Why do we do something? Fun? Money? An endless sense of responsibility? I can imagine using those three reasons to become a journalist. But they’re also the reasons I could never become one. (Not that anyone’s offering.)
As a child I hated journalists. I swore blind that I’d never become a journalist (or a politician). But in recent years, I’ve looked at journalism a little differently.
Sure, I Guess Journalism Can Be Fun
Journalism is just writing, after all. And it all depends on what you write. Sure, I’d love to write about games all day. But when does fun become something else? When you’re told to do it.
Perhaps I’m just contrary, but the idea of someone telling me to do something is draining. If I wanted to do it, I’d have already done it by now! I’m neither built to carry my own schedule nor capable of obeying orders. It took me forever to write a blog post for Laura when she asked.
Let’s just say, I’d have to be a damned good writer for an editor to keep paying me for zilch.
I’m a Bit of a People Pleaser
Others might call me a sheep. I call myself a sponge. I have no control over how my opinions change when someone tells me something. Like Mass Effect: Andromeda. It’s why I don’t read reviews anymore.
But there’s the other aspect. Where I actively panic when people don’t agree with me. I’m constantly second-guessing every opinion I have, even though I believe in it from deep within my gut. If I’m writing a review, I refuse to talk about it before I’ve got it posted.
Sure, traditional journalists don’t have to deal with comments underneath and they dictate opinions. But they have editors who do comment and insist you change things. And I’d either panic or lash out. Either of which would be career killers right there.
If I was a journalist, I’d want to be unswayed by anything but the facts. I’d want to be assertive and I’d want to be the one to dictate others’ opinions. Which are not properties I possess, as much as I wish I did.
I’d Never Survive
Seriously, I take my hat off to journalists who write because they have a moral compass that tells them the world needs to know. They’re the ones who put themselves in danger to show the world the secret wrongdoings of those who are supposed to protect us.
Now, I don’t have to just mean war reporters. But they risk death and mental illness daily. I also mean those who fight to expose corruption at the hearts of Governments. The ones to dig for the right reasons. They’re the reporters who disappear to become conspiracy theory fodder. Or are just ruined.
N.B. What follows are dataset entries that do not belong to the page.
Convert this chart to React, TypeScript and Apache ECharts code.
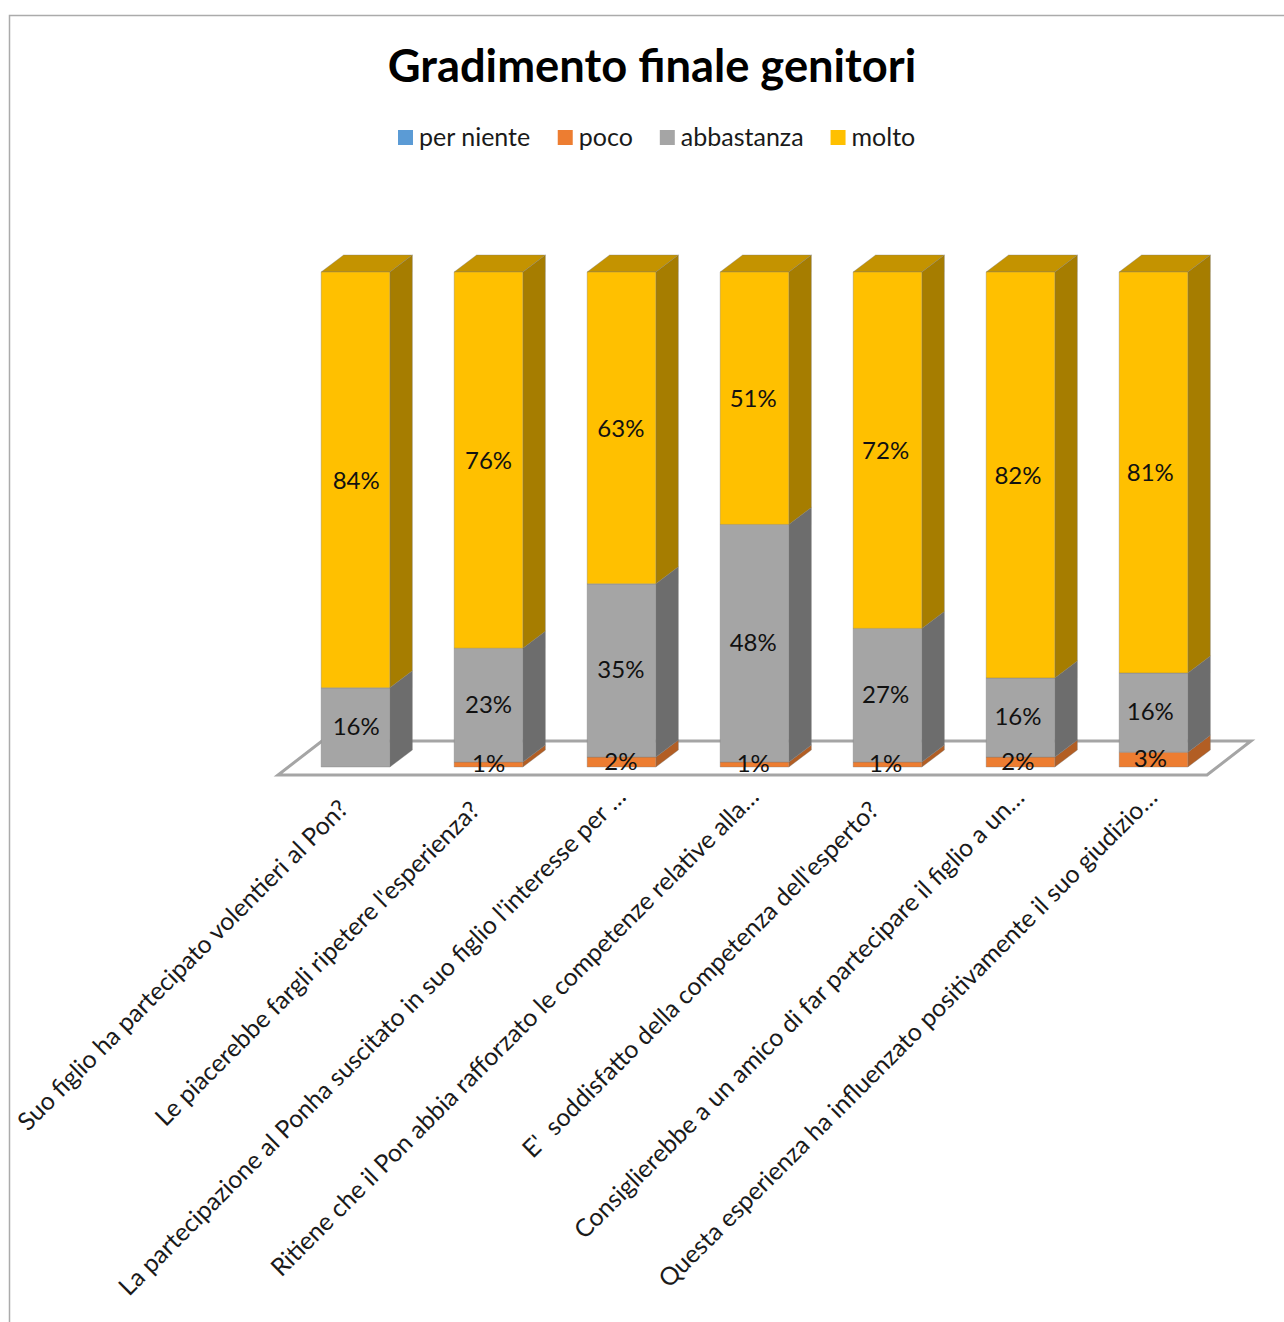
import React, { useEffect, useRef } from "react";
import * as echarts from "echarts";

const categories = [
  "Suo figlio ha partecipato volentieri al Pon?",
  "Le piacerebbe fargli ripetere l'esperienza?",
  "La partecipazione al Ponha suscitato in suo figlio l'interesse per …",
  "Ritiene che il Pon abbia rafforzato le competenze relative alla…",
  "E'  soddisfatto della competenza dell'esperto?",
  "Consiglierebbe a un amico di far partecipare il figlio a un…",
  "Questa esperienza ha influenzato positivamente il suo giudizio…",
];
const perNiente = [0, 0, 0, 0, 0, 0, 0];
const poco = [0, 1, 2, 1, 1, 2, 3];
const abbastanza = [16, 23, 35, 48, 27, 16, 16];
const molto = [84, 76, 63, 51, 72, 82, 81];

const seriesDefs = [
  { name: "per niente", values: perNiente, front: "#5B9BD5", side: "#3F74A6", top: "#4A86BE", labelLift: 2 },
  { name: "poco", values: poco, front: "#ED7D31", side: "#B25E24", top: "#C96A2A", labelLift: 2 },
  { name: "abbastanza", values: abbastanza, front: "#A5A5A5", side: "#6D6D6D", top: "#8C8C8C", labelLift: 2 },
  { name: "molto", values: molto, front: "#FFC000", side: "#A67D00", top: "#C49300", labelLift: 0.5 },
];

const labelEndPads = [18, 20, 1, 1, 20, 2, 2];

const FONT = "Lato, 'Open Sans', sans-serif";
const DX = 22.5;
const DY = -17;
const EDGE = "rgba(120,120,120,0.35)";

export default function App() {
  const ref = useRef<HTMLDivElement>(null);
  useEffect(() => {
    const chart = echarts.init(ref.current!, undefined, { renderer: "svg" });
    const base = categories.map(() => 0);
    const stacked = seriesDefs.map((def, si) => {
      const data = def.values.map((v, i) => {
        const start = base[i];
        base[i] += v;
        return [i, start, base[i], v];
      });
      return {
        type: "custom",
        name: def.name,
        itemStyle: { color: def.front },
        data,
        encode: { x: 0, y: 2 },
        clip: false,
        renderItem: (_p: any, api: any) => {
          const v = api.value(3);
          if (!v) return null;
          const idx = api.value(0);
          const b = api.coord([idx, api.value(1)]);
          const t = api.coord([idx, api.value(2)]);
          const w = api.size([1, 0])[0] * 0.5165;
          const x = b[0] - w / 2;
          const children: any[] = [
            {
              type: "polygon",
              shape: { points: [[x + w, t[1]], [x + w + DX, t[1] + DY], [x + w + DX, b[1] + DY], [x + w, b[1]]] },
              style: { fill: def.side, stroke: EDGE, lineWidth: 1 },
            },
          ];
          if (si === seriesDefs.length - 1) {
            children.push({
              type: "polygon",
              shape: { points: [[x, t[1]], [x + DX, t[1] + DY], [x + w + DX, t[1] + DY], [x + w, t[1]]] },
              style: { fill: def.top, stroke: EDGE, lineWidth: 1 },
            });
          }
          children.push({
            type: "rect",
            shape: { x, y: t[1], width: w, height: b[1] - t[1] },
            style: { fill: def.front, stroke: EDGE, lineWidth: 1 },
          });
          children.push({
            type: "text",
            z2: 100,
            style: {
              x: b[0] + 0.7 - idx * 0.65,
              y: (b[1] + t[1]) / 2 - def.labelLift,
              text: v + "%",
              fill: "#111111",
              font: `24px ${FONT}`,
              align: "center",
              verticalAlign: "middle",
            },
          });
          return { type: "group", children };
        },
      };
    });

    chart.setOption({
      animation: false,
      backgroundColor: "#ffffff",
      title: {
        text: "Gradimento finale genitori",
        left: 647,
        top: 37,
        textAlign: "center",
        textStyle: { fontFamily: FONT, fontSize: 45.3, fontWeight: "bold", color: "#000000" },
      },
      legend: {
        left: 393,
        top: 118,
        icon: "rect",
        itemWidth: 15,
        itemHeight: 15,
        itemGap: 27,
        data: seriesDefs.map((d) => d.name),
        formatter: "{a|{name}}",
        textStyle: {
          fontFamily: FONT,
          fontSize: 25,
          color: "#1a1a1a",
          rich: {
            a: { fontFamily: FONT, fontSize: 25, color: "#1a1a1a", padding: [0, 0, 4, 1] },
          },
        },
      },
      grid: { left: 289, right: 64, top: 272, bottom: 555 },
      xAxis: {
        type: "category",
        data: categories.map((value, i) => ({
          value,
          textStyle: { padding: [0, labelEndPads[i], 0, 0] },
        })),
        axisLine: { show: false },
        axisTick: { show: false },
        axisLabel: {
          interval: 0,
          rotate: 45,
          margin: 24,
          fontFamily: FONT,
          fontSize: 24.8,
          color: "#1a1a1a",
          hideOverlap: false,
        },
      },
      yAxis: { type: "value", min: 0, max: 100, show: false, splitLine: { show: false } },
      graphic: [
        {
          type: "polyline",
          shape: { points: [[9.5, 1322], [9.5, 15.5], [1284, 15.5]] },
          style: { fill: "none", stroke: "#ABABAB", lineWidth: 1.5 },
        },
      ],
      series: [
        {
          type: "custom",
          name: "floor",
          silent: true,
          data: [[0, 0]],
          encode: { x: 0, y: 1 },
          clip: false,
          z: 1,
          renderItem: (p: any, api: any) => {
            const cs = p.coordSys;
            const z = api.coord([0, 0])[1];
            const l = cs.x - 11;
            const r = cs.x + cs.width - 13;
            const y = z + 8;
            return {
              type: "polygon",
              shape: { points: [[l, y], [r, y], [r + 44, y - 34], [l + 44, y - 34]] },
              style: { fill: "#ffffff", stroke: "#A5A5A5", lineWidth: 3 },
            };
          },
        },
        ...stacked,
      ],
    });
    return () => chart.dispose();
  }, []);
  return <div ref={ref} style={{ position: "absolute", left: 0, top: 0, width: 1284, height: 1322 }} />;
}
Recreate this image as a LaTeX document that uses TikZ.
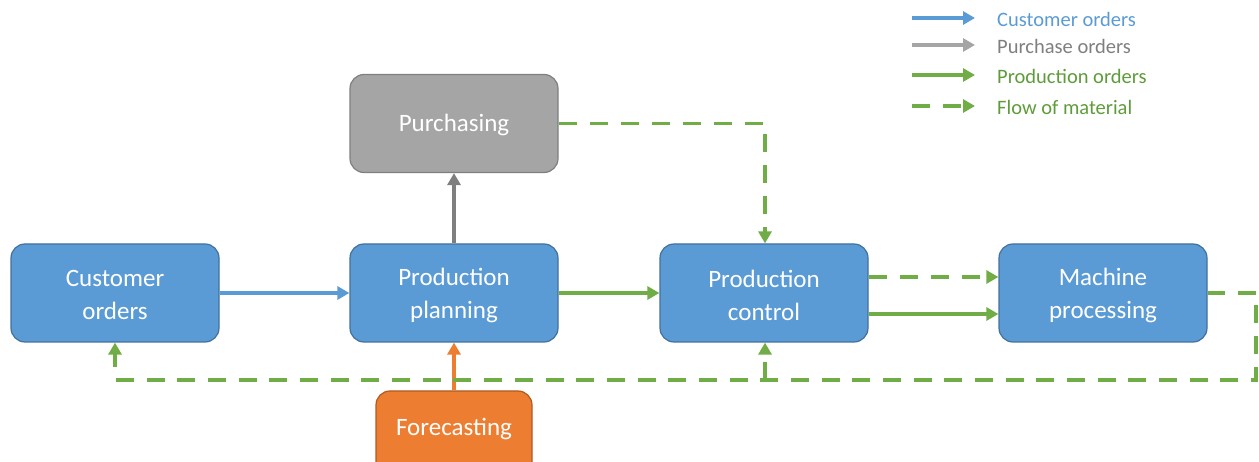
\documentclass[tikz,border=0pt]{standalone}
\usepackage{fontspec}
\setmainfont{Carlito}
\usetikzlibrary{arrows.meta}
\definecolor{cblue}{HTML}{5B9BD5}
\definecolor{cblueb}{HTML}{41719C}
\definecolor{cgray}{HTML}{A5A5A5}
\definecolor{cgrayb}{HTML}{7F7F7F}
\definecolor{cgrayd}{HTML}{7F7F7F}
\definecolor{corange}{HTML}{ED7D31}
\definecolor{corangeb}{HTML}{AE5A21}
\definecolor{cgreen}{HTML}{70AD47}
\definecolor{cgreent}{HTML}{5E9C3A}
\tikzset{
  box/.style={draw=cblueb, fill=cblue, line width=1.2pt, rounded corners=14pt,
    minimum width=208pt, minimum height=98pt, text=white, align=center,
    font=\fontsize{25}{33}\selectfont, inner sep=0pt},
  lab/.style={text=white, align=center, font=\fontsize{25}{33}\selectfont, inner sep=0pt},
  arr/.style={line width=3.5pt, -{Triangle[length=12pt,width=13pt]}},
  flow/.style={arr, draw=cgreen, dash pattern=on 18pt off 13pt},
  legtext/.style={anchor=west, font=\fontsize{20.5}{24}\selectfont, inner sep=0pt}
}
\begin{document}
\begin{tikzpicture}[x=1pt,y=-1pt]
\useasboundingbox (0,0) rectangle (1259,462);
% nodes
\node[box] (co) at (115,293) {};
\node[box] (pp) at (454,293) {};
\node[box] (pc) at (764,293) {};
\node[box] (mp) at (1103,293) {};
\node[box, fill=cgray, draw=cgrayb] (pu) at (454,123.5) {};
\node[box, fill=corange, draw=corangeb, minimum width=156pt] (fo) at (454,440) {};
\node[lab] (col) at (115,295) {Customer\\orders};
\node[lab] (ppl) at (454,295) {Production\\planning};
\node[lab] (pcl) at (764,295) {Production\\control};
\node[lab] (mpl) at (1103,295) {Machine\\processing};
\node[lab] (pul) at (454,125) {Purchasing};
\node[lab] (fol) at (454,429) {Forecasting};
% connectors
\draw[arr, draw=cblue] (co.east) -- (pp.west);
\draw[arr, draw=cgrayd] (pp.north) -- (pu.south);
\draw[arr, draw=cgreen] (pp.east) -- (pc.west);
\draw[arr, draw=corange] (fo.north) -- (pp.south);
\coordinate (pc1) at (765,123.5);
\draw[flow] (pu.east) -- (pc1) -- (pc1 |- pc.north);
\draw[flow] ([yshift=16pt]pc.east) -- ([yshift=16pt]mp.west);
\draw[arr, draw=cgreen] ([yshift=-21pt]pc.east) -- ([yshift=-21pt]mp.west);
\coordinate (r1) at (1256,293);
\coordinate (r2) at (1256,380);
\coordinate (b1) at (765,380);
\coordinate (b2) at (116,380);
\coordinate (b3) at (115,367);
\draw[flow, -, dash pattern=on 18pt off 12.68pt] (b2) -- (r2) -- (r1) -- (mp.east);
\draw[arr, draw=cgreen] (b3) -- (co.south);
\draw[flow] (b1) -- (b1 |- pc.south);
% legend
\coordinate (l1a) at (912,18);  \coordinate (l1b) at (975,18);
\coordinate (l2a) at (912,45);  \coordinate (l2b) at (975,45);
\coordinate (l3a) at (912,75);  \coordinate (l3b) at (975,75);
\coordinate (l4a) at (912,106); \coordinate (l4b) at (975,106);
\draw[arr, draw=cblue] (l1a) -- (l1b);
\draw[arr, draw=cgray] (l2a) -- (l2b);
\draw[arr, draw=cgreen] (l3a) -- (l3b);
\draw[flow] (l4a) -- (l4b);
\node[legtext, text=cblue] (t1) at (997,19) {Customer orders};
\node[legtext, text=cgrayd] (t2) at (997,46) {Purchase orders};
\node[legtext, text=cgreent] (t3) at (997,76) {Production orders};
\node[legtext, text=cgreent] (t4) at (997,107) {Flow of material};
\end{tikzpicture}
\end{document}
Here are two examples of those exceptional humans who went out of their way to make a difference for those without voices:
Multi-award-winning Marie Colvin is the first who comes to mind. She was an inspirational woman who reported on some of the worst atrocities in living memory. And died in her attempts to expose the murder of Syrian civilians at the hands of their own government.
And the photographer Kevin Carter, who won a Pulitzer for his famous photograph The Vulture and the Little Girl. Sadly, he too died in the line of duty. After seeing such horrors, he ended his own life. Just as much a victim of his job as Colvin.
How on earth could I dare to be a journalist when there are people out there making a difference? If I was a journalist, I’d have to be the kind who ruined themselves for it or I’d never be able to live with myself.
But I’m not that kind of person.
I Used to Hate Journalists
Sure, I hate some. I recently found out that they don’t have to be unbiased. But as with anyone, we all have different opinions. My opinions happen to differ greatly to those voices in the traditional media. Maybe that’s because I’m not their target audience. I don’t think anyone in my generation is.
But I don’t hate all journalists. Just as I’m trying to unlearn my hatred for all politicians.
When done right, journalists are the mouthpiece of the people. They see things we the public don’t have access to. We need them to help us make a balanced judgement about situations. It’s only when you mistake them for being unbiased that you come unstuck. There are humans typing those articles.
Roll Call of Things I’d Change if I was King of Journalism
Now, this post might seem overly positive about journalists, but I’ve still got my (major) problems with the way many operate.
- Paparazzi. They’re monsters. Well, maybe that’s an exaggeration but they actively ruin famous people’s lives for what? Money? They literally do more harm than good.
- Scapegoats. As long as there have been humans, there have been scapegoats. Remember the witch hunts of throughout history? Or McCarthyism of the 40s and 50s? And it’s not stopped. Remember, the media picks and chooses what we should be scared of.
- Weaponised Emotive Language. Words are powerful and journalists abuse them like workhorses. Next time you watch the news, listen to how they frame a murder victim. Were they young, beautiful and innocent?
- ‘Year of the Shark’. Slow news weeks lead to journalists or their editors deciding to create new frenzies. Remember, they don’t have to lie, they just have to take a small problem and make it sound like a big one.
Journalism is one of those jobs where anyone with a keyboard or a camera can try their hand. But should they? I know I shouldn’t. I know the paparazzi shouldn’t.
But the inspirational people like Colvin and Carter have proven that there is a right way to use journalism. And they’re the ones who prove not just anyone can do it.